The Agenda was clear:
From the Washington Times (12/26/2008):
With only 26 days left to harangue, mock, and bash President Bush, some of our colleagues in the media aren’t wasting a day. Bashing ex-presidents, except those with shrill prominent wives, isn’t nearly as much fun as bashing while he’s still the real thing.
There’s method in the gladness at the New York Times, which relieved itself at the beginning of Christmas week with an umpity-thousand word accusation – beginning on Page One and continuing across several acres of newsprint inside – that George W. Bush invented the meltdown of the subprime housing market, which in turn has led to the collapse of Detroit and all kinds of nasty things for Atchison, Topeka and maybe even Santa Fe.
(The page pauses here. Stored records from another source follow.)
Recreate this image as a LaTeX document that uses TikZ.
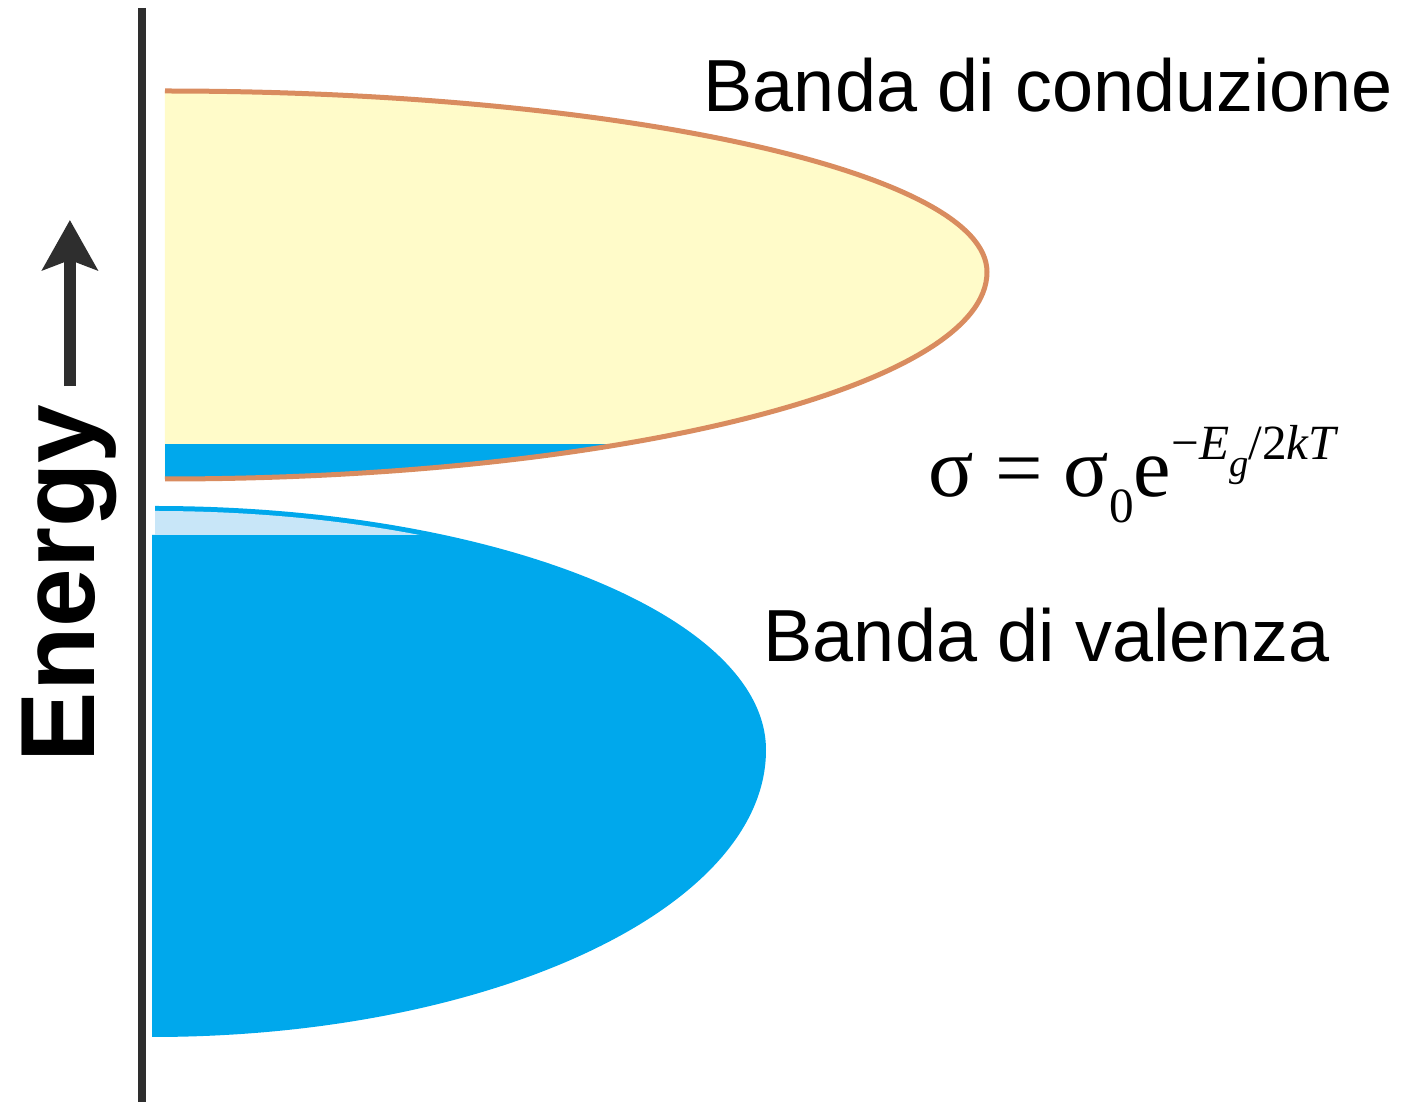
\documentclass[tikz,border=0pt]{standalone}
\usepackage{fontspec}
\usepackage{tikz}
\usetikzlibrary{arrows.meta,positioning}
\usepackage{xcolor}
\setmainfont{Liberation Sans}
\newfontfamily\eqfont{Liberation Serif}
\definecolor{condfill}{RGB}{255,251,201}
\definecolor{condedge}{RGB}{217,140,95}
\definecolor{bandblue}{RGB}{0,168,236}
\definecolor{paleblue}{RGB}{200,230,248}
\definecolor{axisgray}{RGB}{46,46,46}

\begin{document}
\begin{tikzpicture}[>={Stealth[length=5mm, width=5.5mm, inset=1mm]},
  label/.style={anchor=base west, inner sep=0pt, font=\fontsize{21}{24}\selectfont},
  axisline/.style={line width=0.8mm, axisgray},
  energyarrow/.style={->, line width=1.2mm, axisgray}]
  \useasboundingbox (0,0) rectangle (14.16,11.02);
  \draw[axisline] (1.42,10.94) -- (1.42,0);
  % conduction band
  \fill[condfill] (1.65,10.11) arc[start angle=90, end angle=0, x radius=8.22, y radius=1.81]
    arc[start angle=0, end angle=-90, x radius=8.22, y radius=2.07] -- cycle;
  \begin{scope}
    \clip (1.65,10.11) arc[start angle=90, end angle=0, x radius=8.22, y radius=1.81]
      arc[start angle=0, end angle=-90, x radius=8.22, y radius=2.07] -- cycle;
    \fill[bandblue] (1.65,6.2) rectangle (9.9,6.58);
  \end{scope}
  \draw[condedge, line width=0.5mm] (1.65,10.11) arc[start angle=90, end angle=0, x radius=8.22, y radius=1.81]
    arc[start angle=0, end angle=-90, x radius=8.22, y radius=2.07];
  % valence band
  \fill[bandblue] (1.55,5.96) arc[start angle=90, end angle=0, x radius=6.11, y radius=2.44]
    arc[start angle=0, end angle=-90, x radius=6.14, y radius=2.87] -- (1.52,0.65) -- (1.52,5.67) -- (1.55,5.67) -- cycle;
  \begin{scope}
    \clip (1.55,5.91) arc[start angle=90, end angle=0, x radius=6.05, y radius=2.39] -- (1.55,3.52) -- cycle;
    \fill[paleblue] (1.55,5.67) rectangle (6,6);
  \end{scope}
  \node[label] (cond) at (7.03,9.90) {Banda di conduzione};
  \node[label] (val) at (7.63,4.40) {Banda di valenza};
  \node[anchor=base west, inner sep=0pt, font=\eqfont\fontsize{24}{26}\selectfont] (rate) at (9.28,6.05)
    {σ = σ\raisebox{-0.3em}{\fontsize{14}{14}\selectfont 0}e\raisebox{0.45em}{\fontsize{14}{14}\selectfont −\textit{E}\raisebox{-0.35em}{\fontsize{11}{11}\selectfont\textit{g}}/2\textit{kT}}};
  \node[rotate=90, anchor=base west, inner sep=0pt, font=\bfseries\fontsize{30}{33}\selectfont] (energy) at (0.95,3.39) {Energy};
  \coordinate (etop) at (0.70,8.82);
  \draw[energyarrow] ([yshift=1.8mm]energy.east) -- (energy.east |- etop);
\end{tikzpicture}
\end{document}
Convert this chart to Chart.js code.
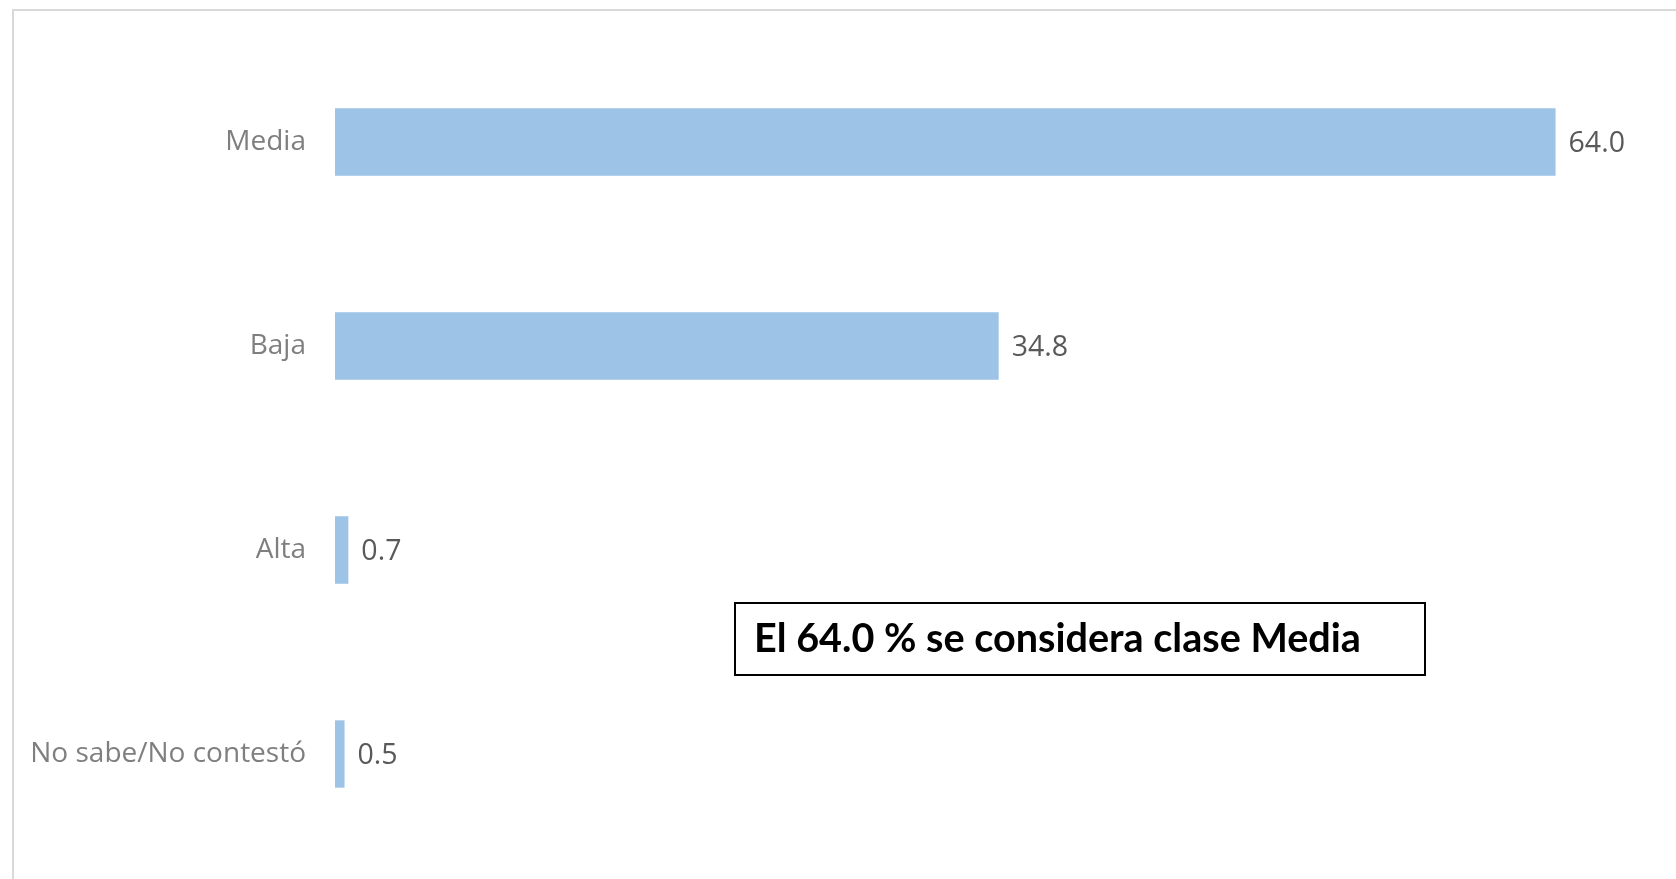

The point of the epic was clearly to portray George W. as the new Herbert Hoover so that when recession becomes Depression (with the capital D), not a single rabbit will be safe anywhere, everyone will remember who did it, and – voila! – The Republicans will be shut out of the White House and control of Congress for a generation, and maybe more.
2009
Nouriel Roubini, the New York University professor who predicted the financial crisis, said the chance of a double-dip recession is increasing because of risks related to ending global monetary and fiscal stimulus.
Could a double-dip recession be near?
That’s enough to convince some observers that the economic recovery is faltering and could be heading for a “double dip” recession. That would mean the recent green shoots of recovery are just a pause in a much longer economic slide.
And management consultant Peter Cohan wondered in his economic blog: “I don’t know why the market moves up and down from day to day, but lately a growing fear of a double-dip recession could be a contributing factor.”
6 double dip warning signs
Will recovery turn into recession?
Most economists agree the U.S. economy is in recovery. The question is whether it will stay that way.
The economy grew at a 3.5% annual rate in the third quarter. But even with that shot in the arm, there are plenty of worries about whether the economy could topple into another period of decline, or “double dip” recession, early next year.
President Barack Obama issued his sternest warning yet about the need to contain rising U.S. deficits on Wednesday, warning that if government debt piles up too much, it could lead to a double-dip recession.
2010
Christian Science Monitor (06/05/2010):
US is falling into a double-dip recession.
The only reason the economy isn’t in a double-dip recession already is because of three temporary boosts: the federal stimulus (of which 75 percent has been spent), near-zero interest rates (which can’t continue much longer without igniting speculative bubbles), and replacements (consumers have had to replace worn-out cars and appliances, and businesses had to replace worn-down inventories). Oh, and, yes, all those Census workers (who will be out on their ears in a month or so).
But all these boosts will end soon. Then we’re in the dip.
A Double-Dip Recession Defined
Concerns are rising that the economy is at risk of slipping into a “double-dip” recession.
What the Double-Dip Recession Will Look Like
A growing and vocal minority of economists believes that there will be a double-dip recession primarily because of the intransigence of high unemployment and the rapidly faltering housing market.
Mother Jones (08/25/2010):
Is A Double-Dip Recession – Or Worse – Finally Here?
In the past few days, though, a chorus of economists have voiced increasingly pessimistic views on where the economy is headed. Mark Zandi, chief economist at Moody’s Analytics and a former McCain aide, said on Monday that the housing market was headed for a “double-dip” of its own as the last effects of the federal government’s first-time homebuyer tax credit finally escape the housing market. “We probably, almost assuredly, will experience more house price declines,” Zandi told CNBC. “By those two criteria, I think that would qualify as a double dip.”
2011
The lame-stream media is once again pimping the notion of a double-dip recession and everyone is talking about it as though it is something real. Well, it’s nothing short of pure fiction. We would have had to have some real recovery, then dip back into recession again.
While there is no official definition of recession, it is commonly described as short-term.
From Webster: Depression:
A period of low general economic activity marked especially by rising levels of unemployment.
This is where we are – DEPRESSION – and Obama OWNS it, whether the lame-stream media acknowledges it or not.